MoS2 thin-film transistors spin-states, of conduction electrons and vacancies, distinguished by operando electron spin resonance

TL;DR

This study uses operando ESR spectroscopy to distinguish and analyze the spin-states of conduction electrons and vacancies in MoS2 thin-film transistors, providing microscopic insights into their magnetic properties and implications for device performance.

Contribution

It is the first to directly identify and differentiate spin-states of electrons and vacancies in MoS2 using operando ESR spectroscopy, combining experimental data with theoretical calculations.

Findings

Distinct ESR signals for conduction electrons and vacancies were observed.

Gate-voltage and temperature dependence of spin-susceptibility and g-factor were characterized.

Insights into MoS2 magnetism and charge mobility limitations were obtained.

Abstract

Transition metal dichalcogenide MoS2 is a two-dimensional material, attracting much attention for next-generation applications thanks to rich functionalities stemmed from the crystal structure.
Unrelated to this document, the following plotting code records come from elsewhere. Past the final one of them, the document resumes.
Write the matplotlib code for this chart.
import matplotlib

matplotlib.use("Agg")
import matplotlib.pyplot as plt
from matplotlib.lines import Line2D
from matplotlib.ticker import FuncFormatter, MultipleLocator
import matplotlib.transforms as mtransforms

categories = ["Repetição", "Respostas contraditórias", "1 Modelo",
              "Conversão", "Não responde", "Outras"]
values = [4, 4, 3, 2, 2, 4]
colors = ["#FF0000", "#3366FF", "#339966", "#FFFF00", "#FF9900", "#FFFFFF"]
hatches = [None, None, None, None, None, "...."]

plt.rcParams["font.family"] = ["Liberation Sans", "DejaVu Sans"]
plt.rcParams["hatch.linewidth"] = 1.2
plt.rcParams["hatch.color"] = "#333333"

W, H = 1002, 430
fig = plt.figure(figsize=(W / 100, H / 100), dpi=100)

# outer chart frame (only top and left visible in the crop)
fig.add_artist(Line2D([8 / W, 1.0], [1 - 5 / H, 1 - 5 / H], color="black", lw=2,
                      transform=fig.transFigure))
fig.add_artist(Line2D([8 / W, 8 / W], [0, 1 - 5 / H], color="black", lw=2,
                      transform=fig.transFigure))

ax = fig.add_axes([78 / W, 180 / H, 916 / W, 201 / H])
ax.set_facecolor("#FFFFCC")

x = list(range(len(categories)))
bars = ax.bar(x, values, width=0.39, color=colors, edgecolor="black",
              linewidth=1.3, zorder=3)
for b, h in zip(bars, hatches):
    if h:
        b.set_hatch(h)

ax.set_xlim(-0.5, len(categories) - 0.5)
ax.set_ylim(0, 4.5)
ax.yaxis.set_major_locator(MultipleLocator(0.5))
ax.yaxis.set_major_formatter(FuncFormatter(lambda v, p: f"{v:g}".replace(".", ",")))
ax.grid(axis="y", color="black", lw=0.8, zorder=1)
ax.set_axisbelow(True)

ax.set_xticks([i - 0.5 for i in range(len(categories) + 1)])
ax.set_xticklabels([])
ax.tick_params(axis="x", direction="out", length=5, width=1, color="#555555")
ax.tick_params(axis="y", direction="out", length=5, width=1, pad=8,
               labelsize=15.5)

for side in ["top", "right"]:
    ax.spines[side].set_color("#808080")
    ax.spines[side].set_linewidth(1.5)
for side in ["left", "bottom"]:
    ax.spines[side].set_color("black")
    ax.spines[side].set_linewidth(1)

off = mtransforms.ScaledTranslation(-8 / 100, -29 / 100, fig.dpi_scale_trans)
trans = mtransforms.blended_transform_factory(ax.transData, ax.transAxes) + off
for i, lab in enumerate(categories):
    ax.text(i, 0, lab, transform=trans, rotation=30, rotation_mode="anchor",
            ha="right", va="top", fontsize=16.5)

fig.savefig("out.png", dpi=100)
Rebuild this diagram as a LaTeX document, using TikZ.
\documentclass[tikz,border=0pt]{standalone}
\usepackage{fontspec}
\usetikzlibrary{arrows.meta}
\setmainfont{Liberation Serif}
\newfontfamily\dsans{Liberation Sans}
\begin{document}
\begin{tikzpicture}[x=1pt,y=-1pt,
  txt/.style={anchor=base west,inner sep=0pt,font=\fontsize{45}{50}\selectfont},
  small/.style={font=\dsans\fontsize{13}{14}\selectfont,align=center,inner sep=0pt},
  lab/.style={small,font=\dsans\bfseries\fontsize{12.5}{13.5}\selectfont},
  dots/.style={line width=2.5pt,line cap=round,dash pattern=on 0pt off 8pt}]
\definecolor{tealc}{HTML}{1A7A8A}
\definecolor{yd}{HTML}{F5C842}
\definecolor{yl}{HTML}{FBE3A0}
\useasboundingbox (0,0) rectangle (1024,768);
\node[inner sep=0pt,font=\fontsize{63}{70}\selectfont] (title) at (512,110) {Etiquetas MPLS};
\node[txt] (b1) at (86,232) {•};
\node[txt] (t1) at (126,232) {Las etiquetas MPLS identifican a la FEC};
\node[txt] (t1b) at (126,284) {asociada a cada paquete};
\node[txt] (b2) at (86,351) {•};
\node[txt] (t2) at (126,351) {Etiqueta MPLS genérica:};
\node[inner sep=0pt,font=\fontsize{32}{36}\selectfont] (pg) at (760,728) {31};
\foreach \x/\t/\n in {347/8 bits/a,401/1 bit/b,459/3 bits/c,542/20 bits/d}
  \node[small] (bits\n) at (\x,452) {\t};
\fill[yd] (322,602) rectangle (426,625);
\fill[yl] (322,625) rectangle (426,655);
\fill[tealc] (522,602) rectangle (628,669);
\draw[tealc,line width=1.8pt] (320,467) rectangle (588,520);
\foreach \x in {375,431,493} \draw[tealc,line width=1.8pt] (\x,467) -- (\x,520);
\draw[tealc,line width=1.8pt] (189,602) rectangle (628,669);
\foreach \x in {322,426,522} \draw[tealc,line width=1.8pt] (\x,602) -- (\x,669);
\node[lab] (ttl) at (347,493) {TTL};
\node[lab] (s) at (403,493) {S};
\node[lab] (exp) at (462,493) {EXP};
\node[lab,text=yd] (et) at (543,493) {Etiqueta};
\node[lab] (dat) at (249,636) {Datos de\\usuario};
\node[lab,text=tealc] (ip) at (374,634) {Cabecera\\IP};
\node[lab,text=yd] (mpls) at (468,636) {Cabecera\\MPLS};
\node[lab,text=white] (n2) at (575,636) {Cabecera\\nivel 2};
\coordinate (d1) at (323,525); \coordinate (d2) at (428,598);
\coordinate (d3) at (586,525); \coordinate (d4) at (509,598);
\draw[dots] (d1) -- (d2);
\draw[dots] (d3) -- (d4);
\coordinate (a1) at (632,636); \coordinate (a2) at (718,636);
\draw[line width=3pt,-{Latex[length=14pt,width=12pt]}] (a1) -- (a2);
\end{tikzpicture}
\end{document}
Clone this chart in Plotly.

Many experimental and theoretical works have focused on the spin-orbit interaction which couples the valley and spin degree of freedom so that the spin-states can be electrically controllable. However, the spin-states of charge carriers and vacancies have not been yet elucidated directly from a microscopic viewpoint. We report the spin-states in thin-film electric double-layer transistors using operando electron spin resonance (ESR) spectroscopy. We have observed clearly different ESR signals of the conduction electrons and vacancies, and distinguished the corresponding spin-states from the signals and theoretical calculations, evaluating the gate-voltage dependence and spin-susceptibility and g-factor temperature dependence. This analysis gives deep insight into the MoS2 magnetism and clearly indicates the lower charge mobilities compared to graphene, which would be useful for improvements of the device characteristics and new applications.